EXERCISE =>
Drop the pictures, then extract the listing word for word.
======== SOURCE EXCERPT
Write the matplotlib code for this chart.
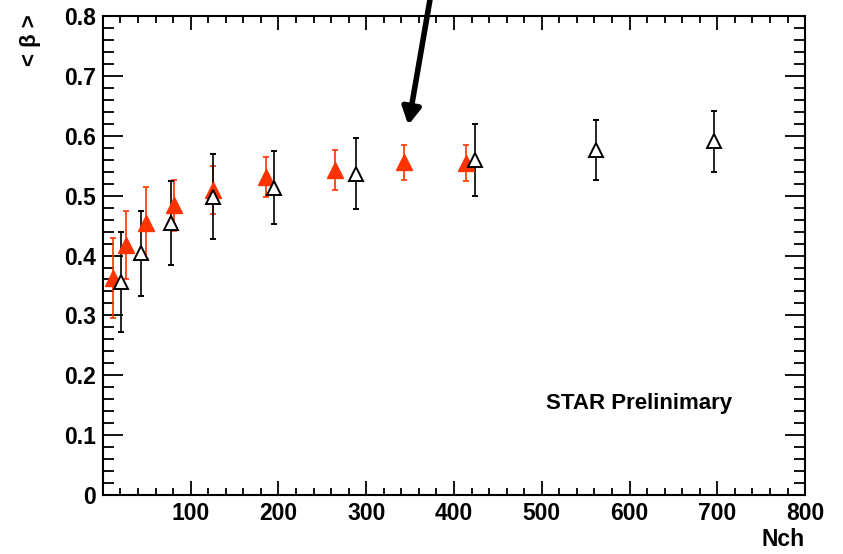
import matplotlib.pyplot as plt
from matplotlib.ticker import MultipleLocator, FixedLocator

plt.rcParams["font.family"] = ["Liberation Sans", "DejaVu Sans"]
plt.rcParams["font.weight"] = "bold"

# red filled triangles
red_x = [11, 26, 49, 81, 125, 186, 265, 343, 414]
red_y = [0.362, 0.418, 0.455, 0.484, 0.509, 0.531, 0.543, 0.556, 0.554]
red_err = [0.067, 0.057, 0.060, 0.043, 0.040, 0.034, 0.033, 0.029, 0.030]

# black open triangles
blk_x = [21, 44, 78, 126, 195, 288, 424, 562, 696]
blk_y = [0.356, 0.404, 0.455, 0.498, 0.513, 0.537, 0.559, 0.576, 0.591]
blk_err = [0.083, 0.071, 0.070, 0.071, 0.061, 0.060, 0.060, 0.050, 0.051]

x_ticks = [100, 200, 300, 400, 500, 600, 700, 800]
y_ticks = [0, 0.1, 0.2, 0.3, 0.4, 0.5, 0.6, 0.7, 0.8]

fig = plt.figure(figsize=(8.43, 5.54), dpi=100)
ax = fig.add_axes([0.122, 0.1065, 0.833, 0.8645])

red = "#ff3300"
ax.errorbar(red_x, red_y, yerr=red_err, fmt="^", color=red, ecolor=red,
            markersize=11.5, elinewidth=1.2, capsize=2.5, capthick=1.2)
ax.errorbar(blk_x, blk_y, yerr=blk_err, fmt="^", color="black", mfc="white",
            mec="black", markersize=10, mew=1.4, elinewidth=1.2, capsize=2.5,
            capthick=1.2)

ax.set_xlim(0, 800)
ax.set_ylim(0, 0.8)
ax.xaxis.set_major_locator(FixedLocator(x_ticks))
ax.xaxis.set_minor_locator(MultipleLocator(20))
ax.yaxis.set_major_locator(FixedLocator(y_ticks))
ax.yaxis.set_minor_locator(MultipleLocator(0.02))
ax.set_yticklabels(["0", "0.1", "0.2", "0.3", "0.4", "0.5", "0.6", "0.7", "0.8"])

ax.tick_params(axis="both", which="both", direction="in", top=True, right=True,
               labelsize=16.5, width=1.3, pad=5)
ax.tick_params(axis="x", which="major", length=10)
ax.tick_params(axis="x", which="minor", length=5)
ax.tick_params(axis="y", which="major", length=14.5)
ax.tick_params(axis="y", which="minor", length=8)
for s in ax.spines.values():
    s.set_linewidth(1.5)
for lab in ax.get_xticklabels() + ax.get_yticklabels():
    lab.set_fontweight("bold")

ax.set_xlabel("Nch", loc="right", fontsize=16.5, fontweight="bold", labelpad=2)
fig.text(0.036, 0.975, "< β >", rotation=90, ha="center", va="top",
         fontsize=16, fontweight="bold")

ax.text(505, 0.143, "STAR Prelinimary", fontsize=16, fontweight="bold")

ax.annotate("", xy=(348, 0.618), xytext=(373, 0.83),
            annotation_clip=False,
            arrowprops=dict(arrowstyle="-|>,head_length=1.0,head_width=0.55",
                            lw=4, color="black", shrinkA=0, shrinkB=0))

fig.savefig("out.png", dpi=100)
================
PROBLEM SOLUTION =>
Write the matplotlib code for this chart.
import matplotlib.pyplot as plt
from matplotlib.ticker import MultipleLocator, FixedLocator

plt.rcParams["font.family"] = ["Liberation Sans", "DejaVu Sans"]
plt.rcParams["font.weight"] = "bold"

# red filled triangles
red_x = [11, 26, 49, 81, 125, 186, 265, 343, 414]
red_y = [0.362, 0.418, 0.455, 0.484, 0.509, 0.531, 0.543, 0.556, 0.554]
red_err = [0.067, 0.057, 0.060, 0.043, 0.040, 0.034, 0.033, 0.029, 0.030]

# black open triangles
blk_x = [21, 44, 78, 126, 195, 288, 424, 562, 696]
blk_y = [0.356, 0.404, 0.455, 0.498, 0.513, 0.537, 0.559, 0.576, 0.591]
blk_err = [0.083, 0.071, 0.070, 0.071, 0.061, 0.060, 0.060, 0.050, 0.051]

x_ticks = [100, 200, 300, 400, 500, 600, 700, 800]
y_ticks = [0, 0.1, 0.2, 0.3, 0.4, 0.5, 0.6, 0.7, 0.8]

fig = plt.figure(figsize=(8.43, 5.54), dpi=100)
ax = fig.add_axes([0.122, 0.1065, 0.833, 0.8645])

red = "#ff3300"
ax.errorbar(red_x, red_y, yerr=red_err, fmt="^", color=red, ecolor=red,
            markersize=11.5, elinewidth=1.2, capsize=2.5, capthick=1.2)
ax.errorbar(blk_x, blk_y, yerr=blk_err, fmt="^", color="black", mfc="white",
            mec="black", markersize=10, mew=1.4, elinewidth=1.2, capsize=2.5,
            capthick=1.2)

ax.set_xlim(0, 800)
ax.set_ylim(0, 0.8)
ax.xaxis.set_major_locator(FixedLocator(x_ticks))
ax.xaxis.set_minor_locator(MultipleLocator(20))
ax.yaxis.set_major_locator(FixedLocator(y_ticks))
ax.yaxis.set_minor_locator(MultipleLocator(0.02))
ax.set_yticklabels(["0", "0.1", "0.2", "0.3", "0.4", "0.5", "0.6", "0.7", "0.8"])

ax.tick_params(axis="both", which="both", direction="in", top=True, right=True,
               labelsize=16.5, width=1.3, pad=5)
ax.tick_params(axis="x", which="major", length=10)
ax.tick_params(axis="x", which="minor", length=5)
ax.tick_params(axis="y", which="major", length=14.5)
ax.tick_params(axis="y", which="minor", length=8)
for s in ax.spines.values():
    s.set_linewidth(1.5)
for lab in ax.get_xticklabels() + ax.get_yticklabels():
    lab.set_fontweight("bold")

ax.set_xlabel("Nch", loc="right", fontsize=16.5, fontweight="bold", labelpad=2)
fig.text(0.036, 0.975, "< β >", rotation=90, ha="center", va="top",
         fontsize=16, fontweight="bold")

ax.text(505, 0.143, "STAR Prelinimary", fontsize=16, fontweight="bold")

ax.annotate("", xy=(348, 0.618), xytext=(373, 0.83),
            annotation_clip=False,
            arrowprops=dict(arrowstyle="-|>,head_length=1.0,head_width=0.55",
                            lw=4, color="black", shrinkA=0, shrinkB=0))

fig.savefig("out.png", dpi=100)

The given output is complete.